Royal Canadian Mounted Police Cpl. Scott MacRae said they arrested two males Thursday. Investigators said they were being questioned and no further information would be released at this time. MacRae declined to say what they were arrested for or whether charges are expected.
"Due to the sensitive nature around this investigation, the investigators do want to ensure that no court process is affected," MacRae said.
He noted that police have a 24-hour window to either release the two males or lay criminal charges.
Police in April said a person provided new information in the Parsons case and was willing to verify who the suspects are.
"We're just hopeful there's charges laid and others to arrest, hoping that they're finally willing to tell their side of the story," Leah Parsons, Rehtaeh's mother, said.
"A sense of relief came over me that at least they're going to be questioned."
Prime Minister Stephen Harper applauded the arrests and said Rehtaeh's death was a terrible tragedy that touched people across Canada.
"I just want to say how pleased we are that progress has been made. I hope this will provide some measure of comfort to family members," Harper said.
Rehtaeh's death has been compared to similar cases in the United States, including a 15-year-old California girl who killed herself after her family says she was sexually assaulted by friends and a photo surfaced online. Arrests were made in that case of Audrie Pott, who hanged herself in September.
Rehtaeh's death prompted the Nova Scotia government to launch reviews of the RCMP's original investigation and the school board's handling of the matter.

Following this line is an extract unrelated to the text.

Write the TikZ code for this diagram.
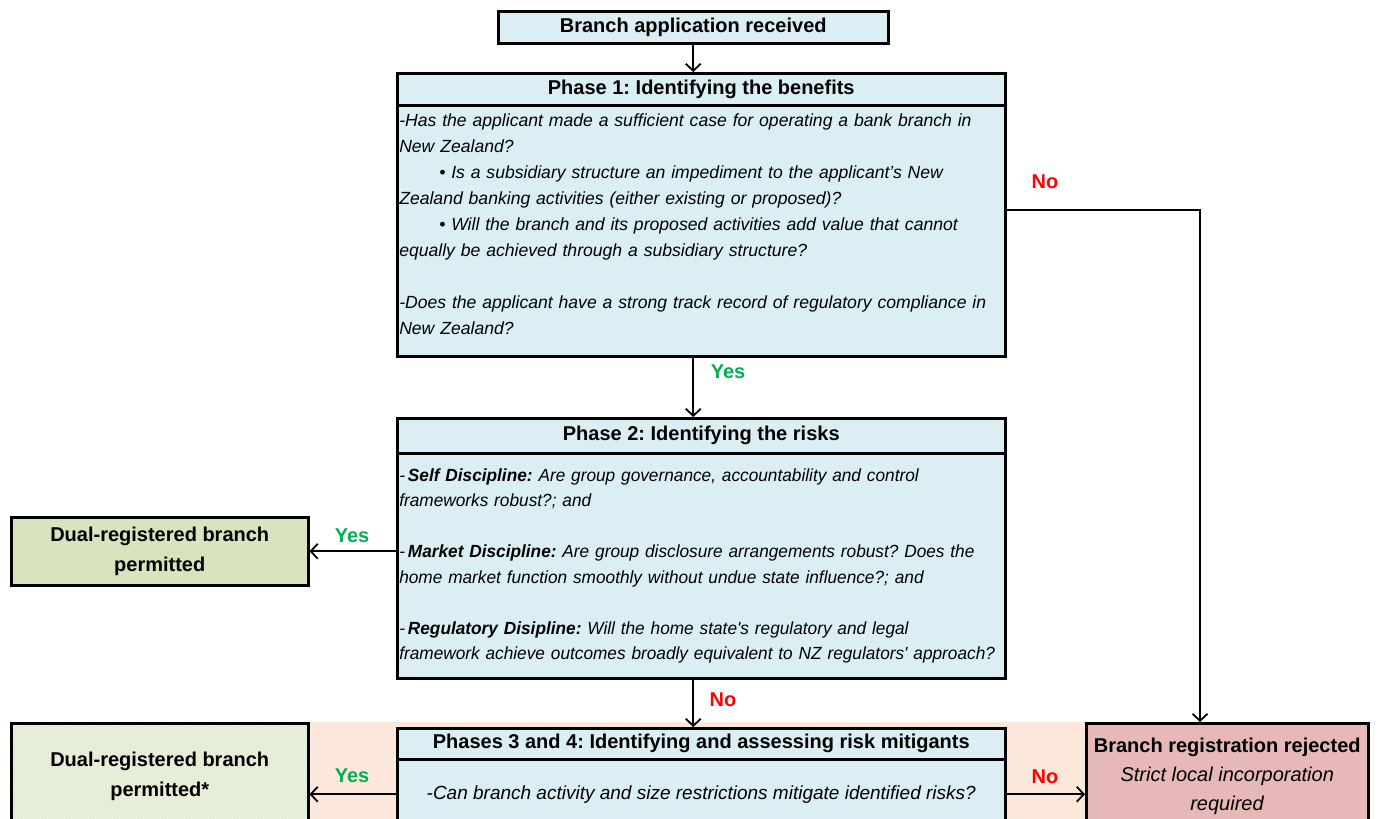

The review of the RCMP's investigation is ongoing.
An independent review released in June concluded the Halifax Regional School Board could have done a better job, but it was hindered by the fact that Rehtaeh was often absent from class. The report also said the Parsons family faced challenges when they turned to Nova Scotia's mental health system for help.
The arrests come a day after a new law took effect in the province that allows people to sue if they or their children are being cyberbullied. Victims also can seek a protection order that could place restrictions on or help identify the cyberbully.
Justice Minister Ross Landry introduced the legislation weeks after Rehtaeh's death.